## What this task involves
Pictures must not be retyped. Return exactly the lines from the one with "Give me the Plotly source for this chart." through the one with "import plotly.graph_objects as go", both included, and no others.

## Record excerpts
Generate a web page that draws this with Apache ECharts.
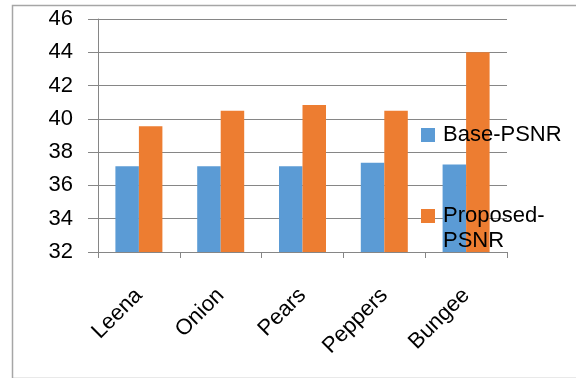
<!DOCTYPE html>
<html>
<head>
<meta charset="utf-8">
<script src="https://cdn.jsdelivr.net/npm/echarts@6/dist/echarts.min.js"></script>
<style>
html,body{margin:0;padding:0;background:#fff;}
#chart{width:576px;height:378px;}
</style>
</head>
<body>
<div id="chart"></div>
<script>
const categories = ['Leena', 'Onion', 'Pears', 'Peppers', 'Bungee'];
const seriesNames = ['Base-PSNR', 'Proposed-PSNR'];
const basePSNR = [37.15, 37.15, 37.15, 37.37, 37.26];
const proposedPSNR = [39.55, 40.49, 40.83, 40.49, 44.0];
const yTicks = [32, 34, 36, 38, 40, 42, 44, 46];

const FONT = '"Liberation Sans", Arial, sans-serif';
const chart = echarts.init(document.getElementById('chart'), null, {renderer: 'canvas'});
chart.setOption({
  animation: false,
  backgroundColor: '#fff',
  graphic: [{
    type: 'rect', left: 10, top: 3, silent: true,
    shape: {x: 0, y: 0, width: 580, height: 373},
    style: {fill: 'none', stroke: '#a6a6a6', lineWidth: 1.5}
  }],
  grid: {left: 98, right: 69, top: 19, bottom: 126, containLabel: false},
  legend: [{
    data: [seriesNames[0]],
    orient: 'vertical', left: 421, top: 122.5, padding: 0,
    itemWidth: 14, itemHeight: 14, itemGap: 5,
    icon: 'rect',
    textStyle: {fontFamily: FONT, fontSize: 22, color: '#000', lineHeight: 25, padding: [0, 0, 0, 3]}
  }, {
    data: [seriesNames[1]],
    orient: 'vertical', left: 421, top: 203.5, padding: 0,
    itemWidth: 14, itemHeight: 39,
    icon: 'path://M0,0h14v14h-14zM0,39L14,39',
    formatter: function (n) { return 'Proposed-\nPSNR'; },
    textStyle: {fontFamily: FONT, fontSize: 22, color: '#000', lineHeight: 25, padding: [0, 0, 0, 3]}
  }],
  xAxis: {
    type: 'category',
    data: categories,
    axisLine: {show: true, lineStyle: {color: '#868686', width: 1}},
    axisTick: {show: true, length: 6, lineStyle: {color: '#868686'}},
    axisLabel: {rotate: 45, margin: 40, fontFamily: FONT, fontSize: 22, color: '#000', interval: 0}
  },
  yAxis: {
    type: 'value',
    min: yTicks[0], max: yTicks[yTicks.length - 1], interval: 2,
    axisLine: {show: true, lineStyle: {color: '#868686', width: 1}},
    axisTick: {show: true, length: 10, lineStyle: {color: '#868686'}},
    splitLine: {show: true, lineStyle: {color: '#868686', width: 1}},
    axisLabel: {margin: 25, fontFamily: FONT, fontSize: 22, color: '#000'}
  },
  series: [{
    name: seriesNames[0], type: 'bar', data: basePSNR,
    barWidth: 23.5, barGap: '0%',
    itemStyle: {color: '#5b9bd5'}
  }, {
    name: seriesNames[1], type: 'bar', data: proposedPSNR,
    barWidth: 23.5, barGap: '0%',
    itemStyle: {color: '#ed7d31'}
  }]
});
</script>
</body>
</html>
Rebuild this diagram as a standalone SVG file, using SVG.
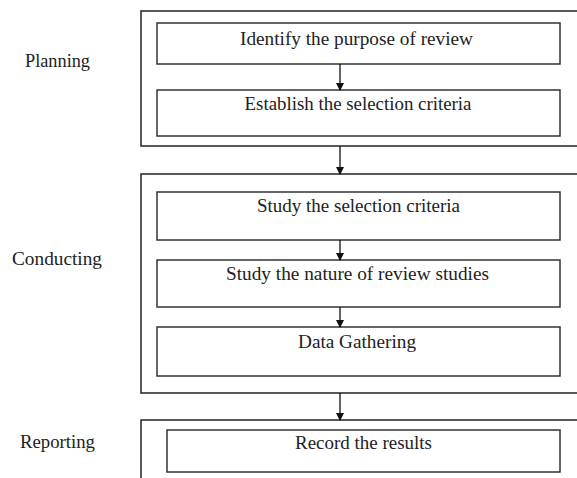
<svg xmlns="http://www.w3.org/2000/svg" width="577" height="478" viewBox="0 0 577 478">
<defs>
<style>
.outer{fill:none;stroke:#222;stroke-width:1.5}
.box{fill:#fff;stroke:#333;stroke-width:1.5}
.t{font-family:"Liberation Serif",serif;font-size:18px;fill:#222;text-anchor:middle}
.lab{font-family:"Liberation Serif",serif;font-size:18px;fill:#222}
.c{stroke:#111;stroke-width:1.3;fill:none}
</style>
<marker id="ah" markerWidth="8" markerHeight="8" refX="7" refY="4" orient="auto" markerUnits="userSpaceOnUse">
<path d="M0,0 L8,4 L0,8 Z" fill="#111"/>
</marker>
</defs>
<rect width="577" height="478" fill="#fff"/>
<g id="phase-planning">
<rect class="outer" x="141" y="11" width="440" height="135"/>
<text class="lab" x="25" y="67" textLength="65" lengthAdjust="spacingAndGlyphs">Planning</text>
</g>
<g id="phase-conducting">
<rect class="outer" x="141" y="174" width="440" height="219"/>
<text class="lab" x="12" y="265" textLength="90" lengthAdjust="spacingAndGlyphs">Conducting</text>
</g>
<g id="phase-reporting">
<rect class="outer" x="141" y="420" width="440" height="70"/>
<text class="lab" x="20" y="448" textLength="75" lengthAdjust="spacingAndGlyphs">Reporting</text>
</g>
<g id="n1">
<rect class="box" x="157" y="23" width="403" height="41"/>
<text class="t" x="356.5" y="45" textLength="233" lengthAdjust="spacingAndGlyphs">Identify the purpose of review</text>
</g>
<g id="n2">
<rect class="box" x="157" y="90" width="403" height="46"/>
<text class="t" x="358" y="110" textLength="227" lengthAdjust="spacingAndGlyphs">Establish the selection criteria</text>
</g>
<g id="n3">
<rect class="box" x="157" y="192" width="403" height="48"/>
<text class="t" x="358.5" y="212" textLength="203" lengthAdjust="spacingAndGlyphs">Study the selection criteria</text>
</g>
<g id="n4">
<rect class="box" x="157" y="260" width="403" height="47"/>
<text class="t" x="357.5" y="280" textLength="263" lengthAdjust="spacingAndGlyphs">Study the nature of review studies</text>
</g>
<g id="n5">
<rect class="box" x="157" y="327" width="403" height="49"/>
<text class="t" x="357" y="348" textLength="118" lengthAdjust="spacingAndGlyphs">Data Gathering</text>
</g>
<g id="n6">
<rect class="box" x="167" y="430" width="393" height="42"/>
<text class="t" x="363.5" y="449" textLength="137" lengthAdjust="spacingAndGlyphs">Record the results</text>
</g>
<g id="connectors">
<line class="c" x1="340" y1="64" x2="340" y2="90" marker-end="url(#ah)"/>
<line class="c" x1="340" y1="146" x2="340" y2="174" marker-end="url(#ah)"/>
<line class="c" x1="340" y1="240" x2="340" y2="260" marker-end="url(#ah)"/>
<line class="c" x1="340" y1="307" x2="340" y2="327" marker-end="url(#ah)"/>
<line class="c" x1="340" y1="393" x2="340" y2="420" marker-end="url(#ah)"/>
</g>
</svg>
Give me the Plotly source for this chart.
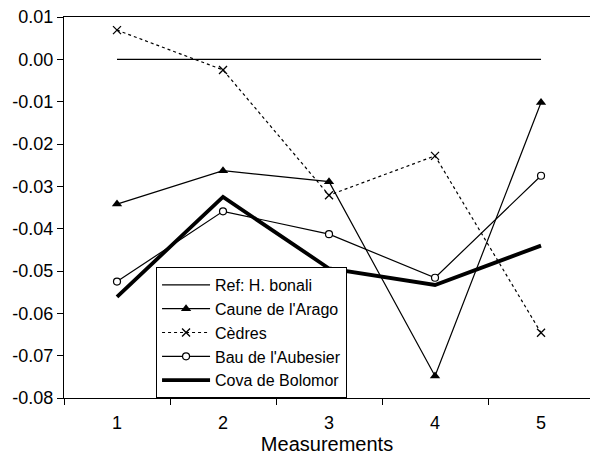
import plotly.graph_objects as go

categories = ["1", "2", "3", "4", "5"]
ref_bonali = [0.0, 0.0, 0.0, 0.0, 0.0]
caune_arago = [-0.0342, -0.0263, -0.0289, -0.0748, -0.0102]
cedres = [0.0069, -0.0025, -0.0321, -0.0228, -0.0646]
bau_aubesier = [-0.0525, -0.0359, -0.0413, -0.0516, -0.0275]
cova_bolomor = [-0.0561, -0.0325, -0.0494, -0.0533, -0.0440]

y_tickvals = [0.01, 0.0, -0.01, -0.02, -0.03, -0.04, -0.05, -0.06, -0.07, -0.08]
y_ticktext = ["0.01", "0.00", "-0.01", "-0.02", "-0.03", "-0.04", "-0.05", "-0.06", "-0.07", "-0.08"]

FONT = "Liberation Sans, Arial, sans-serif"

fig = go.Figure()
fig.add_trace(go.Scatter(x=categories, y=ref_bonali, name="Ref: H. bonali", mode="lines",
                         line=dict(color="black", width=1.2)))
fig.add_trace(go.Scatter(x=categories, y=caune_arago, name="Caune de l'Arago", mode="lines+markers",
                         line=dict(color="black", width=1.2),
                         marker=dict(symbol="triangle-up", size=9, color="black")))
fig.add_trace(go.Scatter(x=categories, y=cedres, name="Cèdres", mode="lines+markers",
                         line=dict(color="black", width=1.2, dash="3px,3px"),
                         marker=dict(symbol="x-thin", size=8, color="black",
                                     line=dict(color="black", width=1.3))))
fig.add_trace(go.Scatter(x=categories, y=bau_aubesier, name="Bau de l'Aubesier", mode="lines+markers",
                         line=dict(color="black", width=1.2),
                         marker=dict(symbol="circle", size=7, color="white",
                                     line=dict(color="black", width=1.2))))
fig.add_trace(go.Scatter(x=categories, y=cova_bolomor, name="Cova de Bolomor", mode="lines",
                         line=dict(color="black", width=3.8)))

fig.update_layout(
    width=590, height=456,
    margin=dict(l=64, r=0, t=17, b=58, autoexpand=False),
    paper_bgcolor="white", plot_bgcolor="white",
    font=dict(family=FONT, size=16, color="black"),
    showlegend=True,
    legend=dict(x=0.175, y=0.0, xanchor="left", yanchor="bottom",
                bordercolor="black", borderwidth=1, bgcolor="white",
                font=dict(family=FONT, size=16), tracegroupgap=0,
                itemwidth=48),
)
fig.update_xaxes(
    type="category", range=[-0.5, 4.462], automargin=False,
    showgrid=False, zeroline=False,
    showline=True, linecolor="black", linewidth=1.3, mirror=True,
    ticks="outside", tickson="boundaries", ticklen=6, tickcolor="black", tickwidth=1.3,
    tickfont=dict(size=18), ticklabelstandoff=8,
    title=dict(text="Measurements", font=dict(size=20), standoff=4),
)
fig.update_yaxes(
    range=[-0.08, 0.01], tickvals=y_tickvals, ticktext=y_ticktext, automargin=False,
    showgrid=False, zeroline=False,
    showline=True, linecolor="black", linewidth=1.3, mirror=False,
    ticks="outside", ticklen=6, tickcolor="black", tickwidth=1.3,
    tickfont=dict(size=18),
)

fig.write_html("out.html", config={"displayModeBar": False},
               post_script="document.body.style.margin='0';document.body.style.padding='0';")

## Result
Give me the Plotly source for this chart.
import plotly.graph_objects as go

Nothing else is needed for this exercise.